Collected material>
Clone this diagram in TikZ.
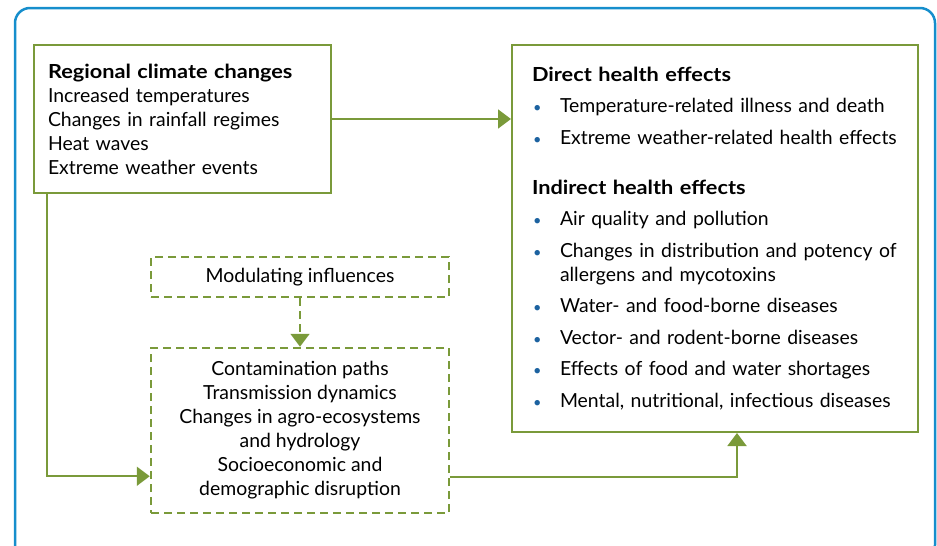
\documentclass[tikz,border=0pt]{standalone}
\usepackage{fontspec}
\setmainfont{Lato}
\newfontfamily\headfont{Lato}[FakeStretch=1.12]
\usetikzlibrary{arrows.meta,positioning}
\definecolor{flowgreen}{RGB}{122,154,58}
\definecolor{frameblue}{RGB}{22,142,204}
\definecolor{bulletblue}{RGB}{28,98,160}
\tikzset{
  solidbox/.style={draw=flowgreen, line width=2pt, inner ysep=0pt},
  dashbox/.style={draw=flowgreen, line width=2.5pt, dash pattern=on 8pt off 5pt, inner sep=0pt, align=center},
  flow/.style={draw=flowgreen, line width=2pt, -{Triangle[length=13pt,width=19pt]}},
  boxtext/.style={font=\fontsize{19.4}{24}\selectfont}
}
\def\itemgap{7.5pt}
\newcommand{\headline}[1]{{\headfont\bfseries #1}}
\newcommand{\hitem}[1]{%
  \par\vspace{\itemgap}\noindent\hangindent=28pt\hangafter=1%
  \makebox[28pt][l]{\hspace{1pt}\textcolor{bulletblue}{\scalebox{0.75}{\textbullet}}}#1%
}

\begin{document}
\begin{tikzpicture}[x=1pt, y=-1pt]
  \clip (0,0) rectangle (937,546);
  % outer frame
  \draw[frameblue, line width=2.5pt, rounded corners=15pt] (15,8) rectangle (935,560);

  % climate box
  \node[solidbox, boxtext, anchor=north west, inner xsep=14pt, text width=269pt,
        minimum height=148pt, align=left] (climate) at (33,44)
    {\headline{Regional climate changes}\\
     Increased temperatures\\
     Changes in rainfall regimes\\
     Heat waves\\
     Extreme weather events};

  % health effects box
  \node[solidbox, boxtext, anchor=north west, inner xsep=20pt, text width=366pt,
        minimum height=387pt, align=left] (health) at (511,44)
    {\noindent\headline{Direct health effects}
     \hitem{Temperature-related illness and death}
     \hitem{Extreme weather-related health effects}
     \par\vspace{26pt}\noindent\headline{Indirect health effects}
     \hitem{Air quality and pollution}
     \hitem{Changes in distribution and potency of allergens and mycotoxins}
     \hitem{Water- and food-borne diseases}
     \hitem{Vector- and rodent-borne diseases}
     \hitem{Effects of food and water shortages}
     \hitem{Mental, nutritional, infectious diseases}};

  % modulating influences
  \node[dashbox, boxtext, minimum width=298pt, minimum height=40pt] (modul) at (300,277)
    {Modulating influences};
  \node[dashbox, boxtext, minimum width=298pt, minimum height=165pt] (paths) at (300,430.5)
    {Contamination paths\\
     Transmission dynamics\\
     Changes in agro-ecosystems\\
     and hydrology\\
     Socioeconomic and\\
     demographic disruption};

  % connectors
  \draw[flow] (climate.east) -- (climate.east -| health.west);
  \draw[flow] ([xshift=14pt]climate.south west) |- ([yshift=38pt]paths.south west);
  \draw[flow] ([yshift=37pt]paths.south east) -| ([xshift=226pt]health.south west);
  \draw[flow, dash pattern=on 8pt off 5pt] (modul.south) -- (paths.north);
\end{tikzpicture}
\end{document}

Exercise aim>
Keep the pictures out of the copy and write out the data exactly as it stands.

Result for this task>
Clone this diagram in TikZ.
\documentclass[tikz,border=0pt]{standalone}
\usepackage{fontspec}
\setmainfont{Lato}
\newfontfamily\headfont{Lato}[FakeStretch=1.12]
\usetikzlibrary{arrows.meta,positioning}
\definecolor{flowgreen}{RGB}{122,154,58}
\definecolor{frameblue}{RGB}{22,142,204}
\definecolor{bulletblue}{RGB}{28,98,160}
\tikzset{
  solidbox/.style={draw=flowgreen, line width=2pt, inner ysep=0pt},
  dashbox/.style={draw=flowgreen, line width=2.5pt, dash pattern=on 8pt off 5pt, inner sep=0pt, align=center},
  flow/.style={draw=flowgreen, line width=2pt, -{Triangle[length=13pt,width=19pt]}},
  boxtext/.style={font=\fontsize{19.4}{24}\selectfont}
}
\def\itemgap{7.5pt}
\newcommand{\headline}[1]{{\headfont\bfseries #1}}
\newcommand{\hitem}[1]{%
  \par\vspace{\itemgap}\noindent\hangindent=28pt\hangafter=1%
  \makebox[28pt][l]{\hspace{1pt}\textcolor{bulletblue}{\scalebox{0.75}{\textbullet}}}#1%
}

\begin{document}
\begin{tikzpicture}[x=1pt, y=-1pt]
  \clip (0,0) rectangle (937,546);
  % outer frame
  \draw[frameblue, line width=2.5pt, rounded corners=15pt] (15,8) rectangle (935,560);

  % climate box
  \node[solidbox, boxtext, anchor=north west, inner xsep=14pt, text width=269pt,
        minimum height=148pt, align=left] (climate) at (33,44)
    {\headline{Regional climate changes}\\
     Increased temperatures\\
     Changes in rainfall regimes\\
     Heat waves\\
     Extreme weather events};

  % health effects box
  \node[solidbox, boxtext, anchor=north west, inner xsep=20pt, text width=366pt,
        minimum height=387pt, align=left] (health) at (511,44)
    {\noindent\headline{Direct health effects}
     \hitem{Temperature-related illness and death}
     \hitem{Extreme weather-related health effects}
     \par\vspace{26pt}\noindent\headline{Indirect health effects}
     \hitem{Air quality and pollution}
     \hitem{Changes in distribution and potency of allergens and mycotoxins}
     \hitem{Water- and food-borne diseases}
     \hitem{Vector- and rodent-borne diseases}
     \hitem{Effects of food and water shortages}
     \hitem{Mental, nutritional, infectious diseases}};

  % modulating influences
  \node[dashbox, boxtext, minimum width=298pt, minimum height=40pt] (modul) at (300,277)
    {Modulating influences};
  \node[dashbox, boxtext, minimum width=298pt, minimum height=165pt] (paths) at (300,430.5)
    {Contamination paths\\
     Transmission dynamics\\
     Changes in agro-ecosystems\\
     and hydrology\\
     Socioeconomic and\\
     demographic disruption};

  % connectors
  \draw[flow] (climate.east) -- (climate.east -| health.west);
  \draw[flow] ([xshift=14pt]climate.south west) |- ([yshift=38pt]paths.south west);
  \draw[flow] ([yshift=37pt]paths.south east) -| ([xshift=226pt]health.south west);
  \draw[flow, dash pattern=on 8pt off 5pt] (modul.south) -- (paths.north);
\end{tikzpicture}
\end{document}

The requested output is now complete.